Like Ahab, this day has not turned out the way I wanted. Ahab's boat gets bitten in two, and he almost drowns. I've had to settle for a cupcake. Not very exciting. When I spoke with her this afternoon, she said that she was having a wonderful day. She got to sleep in as long as she wanted. She didn't have to work today. And this afternoon, she's going grocery shopping and then spending some time at Lake Superior by herself.
She and I have been through a lot together. It hasn't always been easy sailing. There have been plenty of white whales in our relationship and marriage. Mental illness. Sexual addiction. Separation headed toward divorce. But, of course, there have been the miracles of our kids. Trips to New York City. Family vacations at wonderful resorts. Laughter and, always, love.
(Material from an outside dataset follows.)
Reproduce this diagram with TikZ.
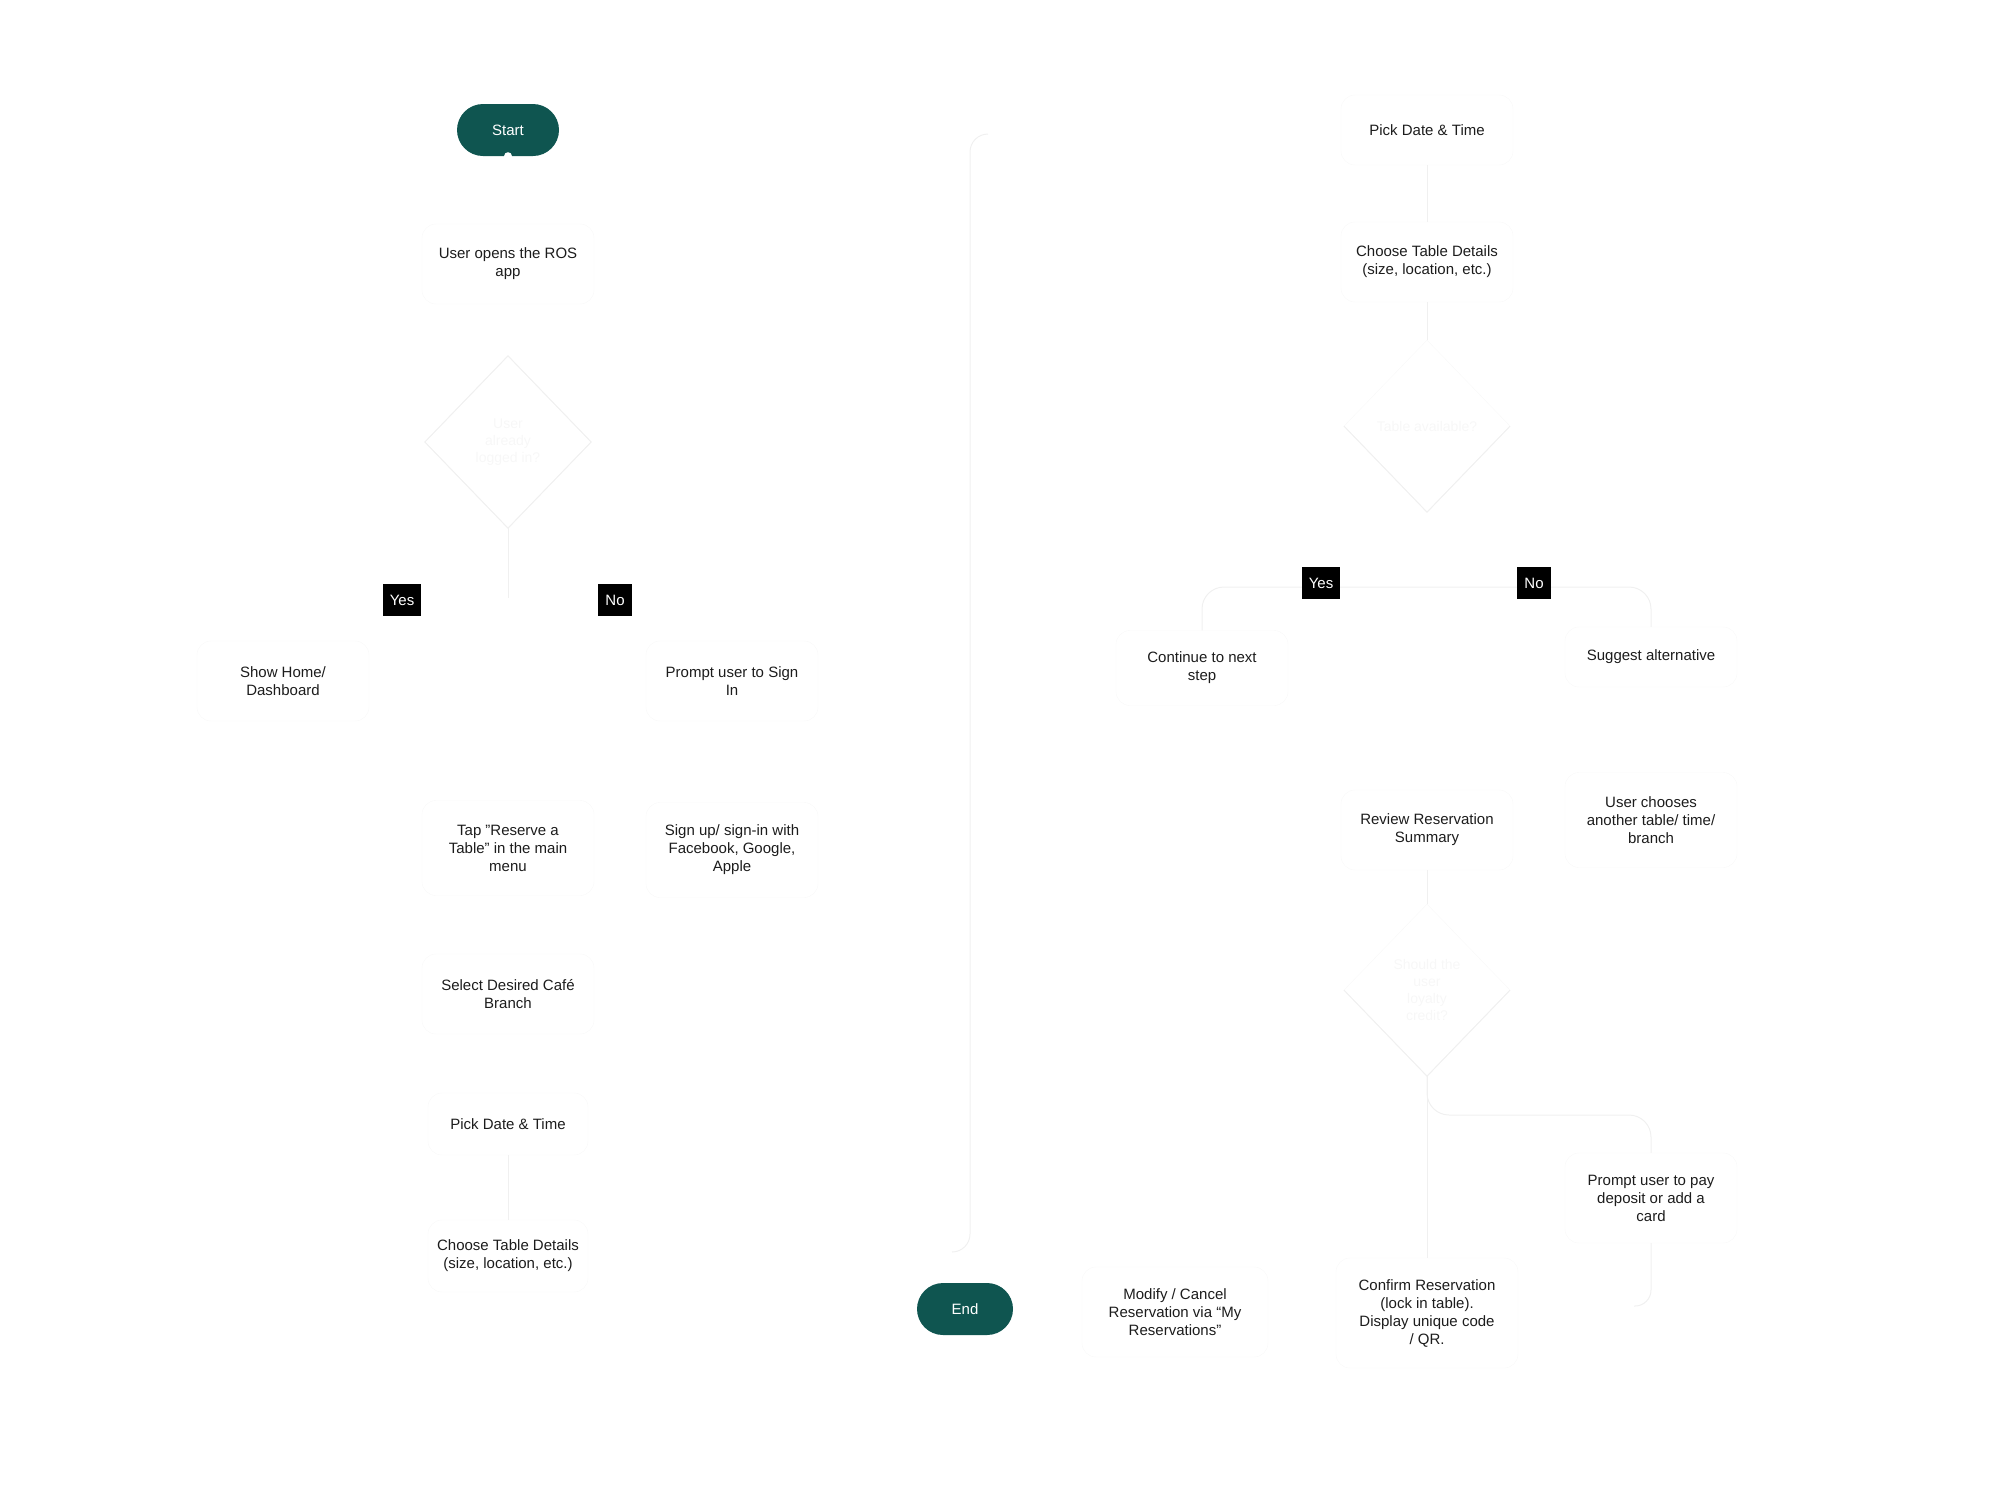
\documentclass[tikz,border=0pt]{standalone}
\usepackage{fontspec}
\setmainfont{Liberation Sans}
\usepackage{tikz}
\usetikzlibrary{shapes.geometric,positioning,calc}

\definecolor{termfill}{HTML}{0F5550}
\definecolor{linegray}{HTML}{F0F0F0}
\definecolor{boxgray}{HTML}{F8F8F8}
\definecolor{inkgray}{HTML}{1C1C1C}
\definecolor{ghost}{HTML}{F7F7F7}

\tikzset{
  terminal/.style={fill=termfill, text=white, rounded corners=26pt, minimum width=102pt, minimum height=52pt, font=\fontsize{15}{18}\selectfont},
  process/.style={draw=boxgray, rounded corners=14pt, align=center, text=inkgray, minimum width=172pt, minimum height=80pt, font=\fontsize{15}{18}\selectfont},
  decision/.style={diamond, draw=boxgray, align=center, text=ghost, minimum width=166pt, minimum height=172pt, inner sep=0pt, font=\fontsize{14}{17}\selectfont},
  tag/.style={fill=black, text=white, minimum height=32pt, inner xsep=7pt, font=\fontsize{15}{18}\selectfont},
  link/.style={draw=linegray, line width=1pt},
}

\begin{document}
\begin{tikzpicture}[x=1pt,y=-1pt]
    \useasboundingbox (0,0) rectangle (2001,1500);

    % Left column
    \node[terminal] (start) at (508,130) {Start};
    \fill[white] (start.south) circle (4pt);
    \node[process] (open) at (508,264) {User opens the ROS\\app};
    \node[decision] (login) at (508,442) {User\\already\\logged in?};
    \draw[link] (login.west) -- (login.north) -- (login.east) -- (login.south) -- cycle;
    \coordinate (split) at (508,598);
    \draw[link] (login.south) -- (split);
    \node[tag] (yesA) at (402,600) {Yes};
    \node[tag] (noA) at (615,600) {No};
    \node[process] (home) at (283,681) {Show Home/\\Dashboard};
    \node[process] (signin) at (732,681) {Prompt user to Sign\\In};
    \node[process, minimum height=95pt] (tap) at (508,848) {Tap "Reserve a\\Table” in the main\\menu};
    \node[process, minimum height=95pt] (signup) at (732,850) {Sign up/ sign-in with\\Facebook, Google,\\Apple};
    \node[process] (branch) at (508,994) {Select Desired Café\\Branch};
    \node[process, minimum width=160pt, minimum height=62pt] (dateA) at (508,1124) {Pick Date \& Time};
    \node[process, minimum width=160pt, minimum height=72pt] (tableA) at (508,1256) {Choose Table Details\\(size, location, etc.)};
    \draw[link] (dateA.south) -- (tableA.north);

    % Right column
    \node[process, minimum height=70pt] (dateB) at (1427,130) {Pick Date \& Time};
    \node[process] (tableB) at (1427,262) {Choose Table Details\\(size, location, etc.)};
    \node[decision] (avail) at (1427,426) {Table available?};
    \draw[link] (avail.west) -- (avail.south) -- (avail.east);
    \draw[link] (dateB.south) -- (tableB.north);
    \draw[link] (tableB.south) -- (avail.north);

    \node[process, minimum height=75pt] (next) at (1202,668) {Continue to next\\step};
    \node[process, minimum height=60pt] (alt) at (1651,657) {Suggest alternative};
    \coordinate (fork) at (1427,587);
    \draw[link, rounded corners=22pt] (next.north) |- (fork) -| (alt.north);
    \node[tag] (yesB) at (1321,583) {Yes};
    \node[tag] (noB) at (1534,583) {No};

    \node[process] (review) at (1427,830) {Review Reservation\\Summary};
    \node[process, minimum height=95pt] (other) at (1651,820) {User chooses\\another table/ time/\\branch};
    \node[decision] (credit) at (1427,990) {Should the\\user\\loyalty\\credit?};
    \draw[link] (credit.west) -- (credit.south) -- (credit.east);
    \draw[link] (review.south) -- (credit.north);

    \node[process, minimum height=90pt] (pay) at (1651,1198) {Prompt user to pay\\deposit or add a\\card};
    \node[process, minimum width=182pt, minimum height=110pt] (confirm) at (1427,1313) {Confirm Reservation\\(lock in table).\\Display unique code\\/ QR.};
    \node[process, minimum width=186pt, minimum height=90pt] (modify) at (1175,1312) {Modify / Cancel\\Reservation via “My\\Reservations”};
    \node[terminal, minimum width=96pt] (finish) at (965,1309) {End};

    \coordinate (kink) at (1427,1115);
    \coordinate (payEnd) at (1634,1306);
    \draw[link] (credit.south) -- (confirm.north);
    \draw[link, rounded corners=22pt] (credit.south) -- (kink) -| (pay.north);
    \draw[link, rounded corners=16pt] (pay.south) |- (payEnd);

    % return line
    \coordinate (backTop) at (988,134);
    \coordinate (backMid) at (970,700);
    \coordinate (backEnd) at (952,1252);
    \draw[link, rounded corners=18pt] (backTop) -| (backMid) |- (backEnd);
\end{tikzpicture}
\end{document}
I suppose that's what really counts tonight. It isn't whether I could buy the most expensive Hallmark card or creamiest cheesecake. Or whether I could hand her a jewelry box with a diamond ring. It's all about those small moments. Saying prayers with our son at night. Watching our daughter sing in her Christmas concert. Holding hands as we go for a walk. Finding each other in the dark after waking from a nightmare.
Saint Marty is so thankful tonight for his beautiful wife on the day of her birth.